* Start Data section *
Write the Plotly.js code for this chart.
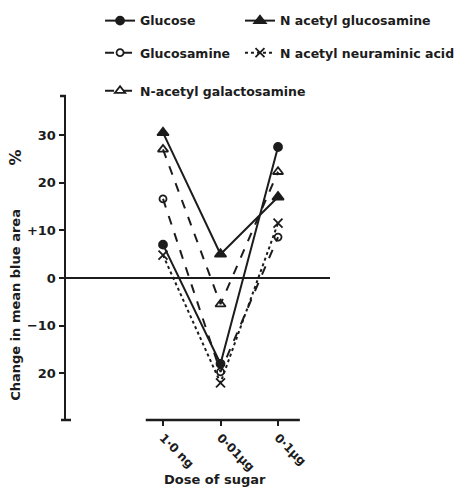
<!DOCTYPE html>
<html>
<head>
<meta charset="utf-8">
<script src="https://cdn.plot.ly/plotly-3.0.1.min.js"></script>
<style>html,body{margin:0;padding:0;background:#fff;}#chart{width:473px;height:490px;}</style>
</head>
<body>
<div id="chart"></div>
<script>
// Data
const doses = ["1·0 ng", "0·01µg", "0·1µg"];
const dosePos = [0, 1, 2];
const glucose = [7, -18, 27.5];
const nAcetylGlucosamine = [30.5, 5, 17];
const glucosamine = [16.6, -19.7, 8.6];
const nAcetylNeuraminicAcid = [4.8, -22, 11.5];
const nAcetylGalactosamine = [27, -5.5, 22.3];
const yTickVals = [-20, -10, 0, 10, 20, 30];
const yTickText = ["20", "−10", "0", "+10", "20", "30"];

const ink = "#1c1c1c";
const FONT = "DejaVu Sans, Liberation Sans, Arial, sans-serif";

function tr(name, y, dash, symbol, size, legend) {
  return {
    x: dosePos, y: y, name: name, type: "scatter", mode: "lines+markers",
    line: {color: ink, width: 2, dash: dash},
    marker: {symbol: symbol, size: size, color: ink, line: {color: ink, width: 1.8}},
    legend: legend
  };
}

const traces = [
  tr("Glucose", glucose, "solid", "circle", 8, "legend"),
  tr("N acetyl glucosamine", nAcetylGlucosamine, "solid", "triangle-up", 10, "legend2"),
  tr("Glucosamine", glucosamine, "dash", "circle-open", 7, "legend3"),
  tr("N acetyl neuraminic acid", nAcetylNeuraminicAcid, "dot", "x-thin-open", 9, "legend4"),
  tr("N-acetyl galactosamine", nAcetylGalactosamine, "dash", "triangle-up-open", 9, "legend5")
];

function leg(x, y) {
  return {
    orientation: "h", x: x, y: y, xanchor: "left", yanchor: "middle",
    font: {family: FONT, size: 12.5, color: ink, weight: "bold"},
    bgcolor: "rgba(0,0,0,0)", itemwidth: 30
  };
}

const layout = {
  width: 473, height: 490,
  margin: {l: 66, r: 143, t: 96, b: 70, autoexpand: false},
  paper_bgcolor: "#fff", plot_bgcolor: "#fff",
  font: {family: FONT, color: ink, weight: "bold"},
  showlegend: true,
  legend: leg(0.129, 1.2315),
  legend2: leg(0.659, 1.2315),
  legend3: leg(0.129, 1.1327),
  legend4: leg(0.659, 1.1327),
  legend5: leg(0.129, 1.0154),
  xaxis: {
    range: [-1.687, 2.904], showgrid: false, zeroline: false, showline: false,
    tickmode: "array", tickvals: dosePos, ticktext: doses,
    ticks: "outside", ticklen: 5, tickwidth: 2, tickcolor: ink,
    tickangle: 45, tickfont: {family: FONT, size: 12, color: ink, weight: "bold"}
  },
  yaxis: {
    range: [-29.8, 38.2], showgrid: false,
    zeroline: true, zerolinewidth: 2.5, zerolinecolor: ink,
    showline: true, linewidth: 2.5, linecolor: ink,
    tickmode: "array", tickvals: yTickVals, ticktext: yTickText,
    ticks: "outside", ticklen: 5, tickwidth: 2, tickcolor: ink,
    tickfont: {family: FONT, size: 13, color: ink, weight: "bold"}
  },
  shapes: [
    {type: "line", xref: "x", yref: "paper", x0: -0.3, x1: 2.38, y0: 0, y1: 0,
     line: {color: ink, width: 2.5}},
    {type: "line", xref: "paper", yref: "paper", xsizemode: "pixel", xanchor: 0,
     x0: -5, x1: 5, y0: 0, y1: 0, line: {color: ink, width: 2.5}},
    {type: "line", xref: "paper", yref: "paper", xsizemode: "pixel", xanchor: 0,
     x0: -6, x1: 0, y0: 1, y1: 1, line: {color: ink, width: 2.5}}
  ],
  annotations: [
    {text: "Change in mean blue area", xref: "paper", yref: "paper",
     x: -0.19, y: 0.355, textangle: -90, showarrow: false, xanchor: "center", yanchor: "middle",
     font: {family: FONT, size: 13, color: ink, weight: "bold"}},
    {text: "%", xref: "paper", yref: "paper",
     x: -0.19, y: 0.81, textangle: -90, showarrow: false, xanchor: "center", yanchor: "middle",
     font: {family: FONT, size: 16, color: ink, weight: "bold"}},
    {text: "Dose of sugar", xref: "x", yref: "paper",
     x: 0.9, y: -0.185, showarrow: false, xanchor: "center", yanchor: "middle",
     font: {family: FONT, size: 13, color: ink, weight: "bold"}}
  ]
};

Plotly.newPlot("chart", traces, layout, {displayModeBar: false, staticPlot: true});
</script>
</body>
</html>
* End Data section *
= Required task =
Copy the data exactly. Any picture it contains is to be omitted.

= Finished task =
Write the Plotly.js code for this chart.
<!DOCTYPE html>
<html>
<head>
<meta charset="utf-8">
<script src="https://cdn.plot.ly/plotly-3.0.1.min.js"></script>
<style>html,body{margin:0;padding:0;background:#fff;}#chart{width:473px;height:490px;}</style>
</head>
<body>
<div id="chart"></div>
<script>
// Data
const doses = ["1·0 ng", "0·01µg", "0·1µg"];
const dosePos = [0, 1, 2];
const glucose = [7, -18, 27.5];
const nAcetylGlucosamine = [30.5, 5, 17];
const glucosamine = [16.6, -19.7, 8.6];
const nAcetylNeuraminicAcid = [4.8, -22, 11.5];
const nAcetylGalactosamine = [27, -5.5, 22.3];
const yTickVals = [-20, -10, 0, 10, 20, 30];
const yTickText = ["20", "−10", "0", "+10", "20", "30"];

const ink = "#1c1c1c";
const FONT = "DejaVu Sans, Liberation Sans, Arial, sans-serif";

function tr(name, y, dash, symbol, size, legend) {
  return {
    x: dosePos, y: y, name: name, type: "scatter", mode: "lines+markers",
    line: {color: ink, width: 2, dash: dash},
    marker: {symbol: symbol, size: size, color: ink, line: {color: ink, width: 1.8}},
    legend: legend
  };
}

const traces = [
  tr("Glucose", glucose, "solid", "circle", 8, "legend"),
  tr("N acetyl glucosamine", nAcetylGlucosamine, "solid", "triangle-up", 10, "legend2"),
  tr("Glucosamine", glucosamine, "dash", "circle-open", 7, "legend3"),
  tr("N acetyl neuraminic acid", nAcetylNeuraminicAcid, "dot", "x-thin-open", 9, "legend4"),
  tr("N-acetyl galactosamine", nAcetylGalactosamine, "dash", "triangle-up-open", 9, "legend5")
];

function leg(x, y) {
  return {
    orientation: "h", x: x, y: y, xanchor: "left", yanchor: "middle",
    font: {family: FONT, size: 12.5, color: ink, weight: "bold"},
    bgcolor: "rgba(0,0,0,0)", itemwidth: 30
  };
}

const layout = {
  width: 473, height: 490,
  margin: {l: 66, r: 143, t: 96, b: 70, autoexpand: false},
  paper_bgcolor: "#fff", plot_bgcolor: "#fff",
  font: {family: FONT, color: ink, weight: "bold"},
  showlegend: true,
  legend: leg(0.129, 1.2315),
  legend2: leg(0.659, 1.2315),
  legend3: leg(0.129, 1.1327),
  legend4: leg(0.659, 1.1327),
  legend5: leg(0.129, 1.0154),
  xaxis: {
    range: [-1.687, 2.904], showgrid: false, zeroline: false, showline: false,
    tickmode: "array", tickvals: dosePos, ticktext: doses,
    ticks: "outside", ticklen: 5, tickwidth: 2, tickcolor: ink,
    tickangle: 45, tickfont: {family: FONT, size: 12, color: ink, weight: "bold"}
  },
  yaxis: {
    range: [-29.8, 38.2], showgrid: false,
    zeroline: true, zerolinewidth: 2.5, zerolinecolor: ink,
    showline: true, linewidth: 2.5, linecolor: ink,
    tickmode: "array", tickvals: yTickVals, ticktext: yTickText,
    ticks: "outside", ticklen: 5, tickwidth: 2, tickcolor: ink,
    tickfont: {family: FONT, size: 13, color: ink, weight: "bold"}
  },
  shapes: [
    {type: "line", xref: "x", yref: "paper", x0: -0.3, x1: 2.38, y0: 0, y1: 0,
     line: {color: ink, width: 2.5}},
    {type: "line", xref: "paper", yref: "paper", xsizemode: "pixel", xanchor: 0,
     x0: -5, x1: 5, y0: 0, y1: 0, line: {color: ink, width: 2.5}},
    {type: "line", xref: "paper", yref: "paper", xsizemode: "pixel", xanchor: 0,
     x0: -6, x1: 0, y0: 1, y1: 1, line: {color: ink, width: 2.5}}
  ],
  annotations: [
    {text: "Change in mean blue area", xref: "paper", yref: "paper",
     x: -0.19, y: 0.355, textangle: -90, showarrow: false, xanchor: "center", yanchor: "middle",
     font: {family: FONT, size: 13, color: ink, weight: "bold"}},
    {text: "%", xref: "paper", yref: "paper",
     x: -0.19, y: 0.81, textangle: -90, showarrow: false, xanchor: "center", yanchor: "middle",
     font: {family: FONT, size: 16, color: ink, weight: "bold"}},
    {text: "Dose of sugar", xref: "x", yref: "paper",
     x: 0.9, y: -0.185, showarrow: false, xanchor: "center", yanchor: "middle",
     font: {family: FONT, size: 13, color: ink, weight: "bold"}}
  ]
};

Plotly.newPlot("chart", traces, layout, {displayModeBar: false, staticPlot: true});
</script>
</body>
</html>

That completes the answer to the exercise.